The Prover only sends the peddersen commitment for x1 and the random values he used.

The verifier does the rest of the calculation based on the above formula

This works I tested it

Raised a pull request with the code

[omershlo]

your alg looks good overall. few comments:

1. why you are using two random values in a pedersen com? why not define r_x = r2r3 and r_a = r0r1 ?
2. The prover should send the com to x as you mentioned and only the random value he used for the com to a (just to make sure you don't send to randomness r_x).
3. the range proof should be for range b-a (just make sure this is indeed the case).

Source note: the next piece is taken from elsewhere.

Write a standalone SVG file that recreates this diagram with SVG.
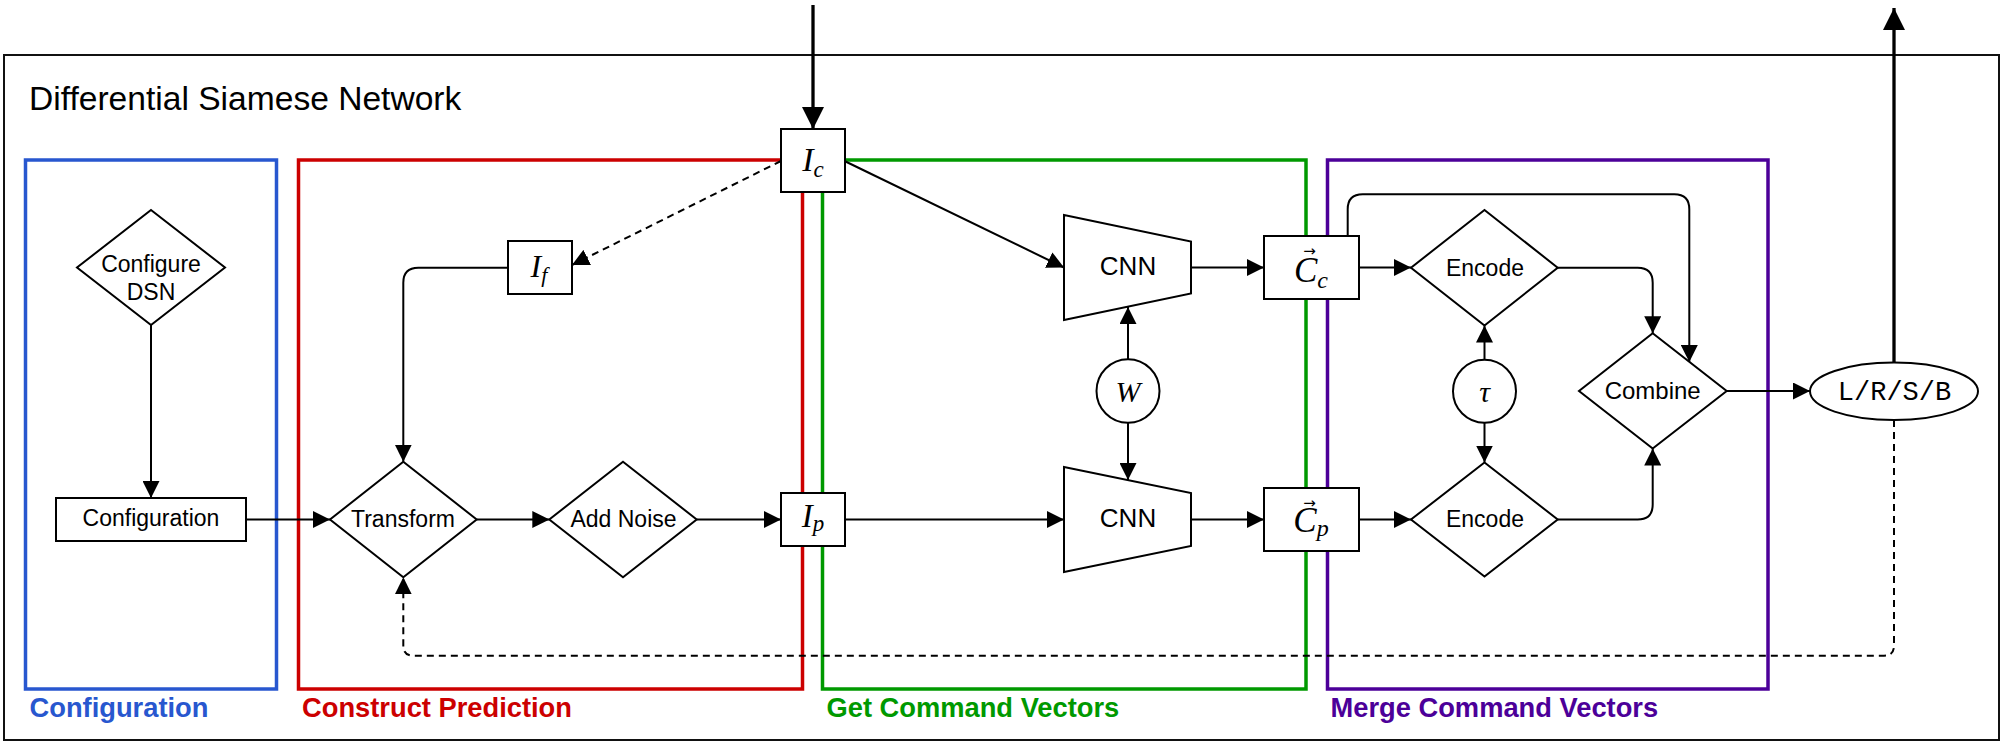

I will check your pr after you answer this points :)

[pranavkirtani88]

1. why you are using two random values in a pedersen com? why not define r_x = r2r3 and r_a = r0r1 ?
   ------ Actually r2 and r3 are random values used for the first pedcom using x and sent to verifier along with pedom, the second pedcom is calculated by verifier using r0 and r1 which are verifier random values and the formula ga+g(r0r1)-(g(r2r1)+g(r0*r3)) . since we are subtracting the second pedcom from first we also subtract r2 from r0 and r3 from r1.

Followed the steps mentioned on stackoverflow question I posted
https://crypto.stackexchange.com/questions/67504/subtracting-one-pederssen-commitment-from-another

2. The prover should send the com to x as you mentioned and only the random value he used for the com to a (just to make sure you don't send to randomness r_x).
   ------Refer to answer for 1

3. the range proof should be for range b-a (just make sure this is indeed the case).
   -----I noticed that it was not working for x<b.This has been fixed and added to PR. This involves a second proof generated by prover to prove that x<b

[omershlo]

regarding point 3: one range proof is enough. after all the subtractions the prover suppose to have one pedcom for value x-a and then the range proof suppose to be for range b-a. that's it.

[pranavkirtani]

The problem with that is b-a needs to be to the power of 2. which really limits it. for example if I want to calculate number between 16 and 64 . both start and end are to the power of 2, this can be implemented easily with the current PR. however 64-16 becomes 48. which is not a number to the power of 2.
Therefore I had to write a separate proof for x<b.

[omershlo]

I see. I thought that b-a be a power of two is the only condition.
how do you solve it if that's not the case? one range proof shows that x<b , how do you make sure that x>a ? you send another proof that x-a is smaller than b and use the fact that this shows that x-a > 0 ?

[pranavkirtani]

Well,I follow the below steps:

1. prover send pedcom for x, with random values r2 and r3.
2. verifier calculates (x-a) pedcom . using the algorith shown above.
   subtracted_pedcom=pedcom1-ga+g(r0r1)-(g(r2r1)+g(r0r3))
   This is effectively pedom of x minus pecom of a
3. verifier sends this subtracted_pedcom back to prover. prover generates a proof that shows x>a
4. prover also generates a separate proof for x<b and sends to verifier with the opening
5. the verifier verifies both the proofs.

[omershlo]

sounds right (up to the point of using too much randomness we discussed and making it non interactive). But we are in the world of proof of concept and what you are doing is working and its secure. I will merge :)

[pranavkirtani]

Great! , should I close this issue?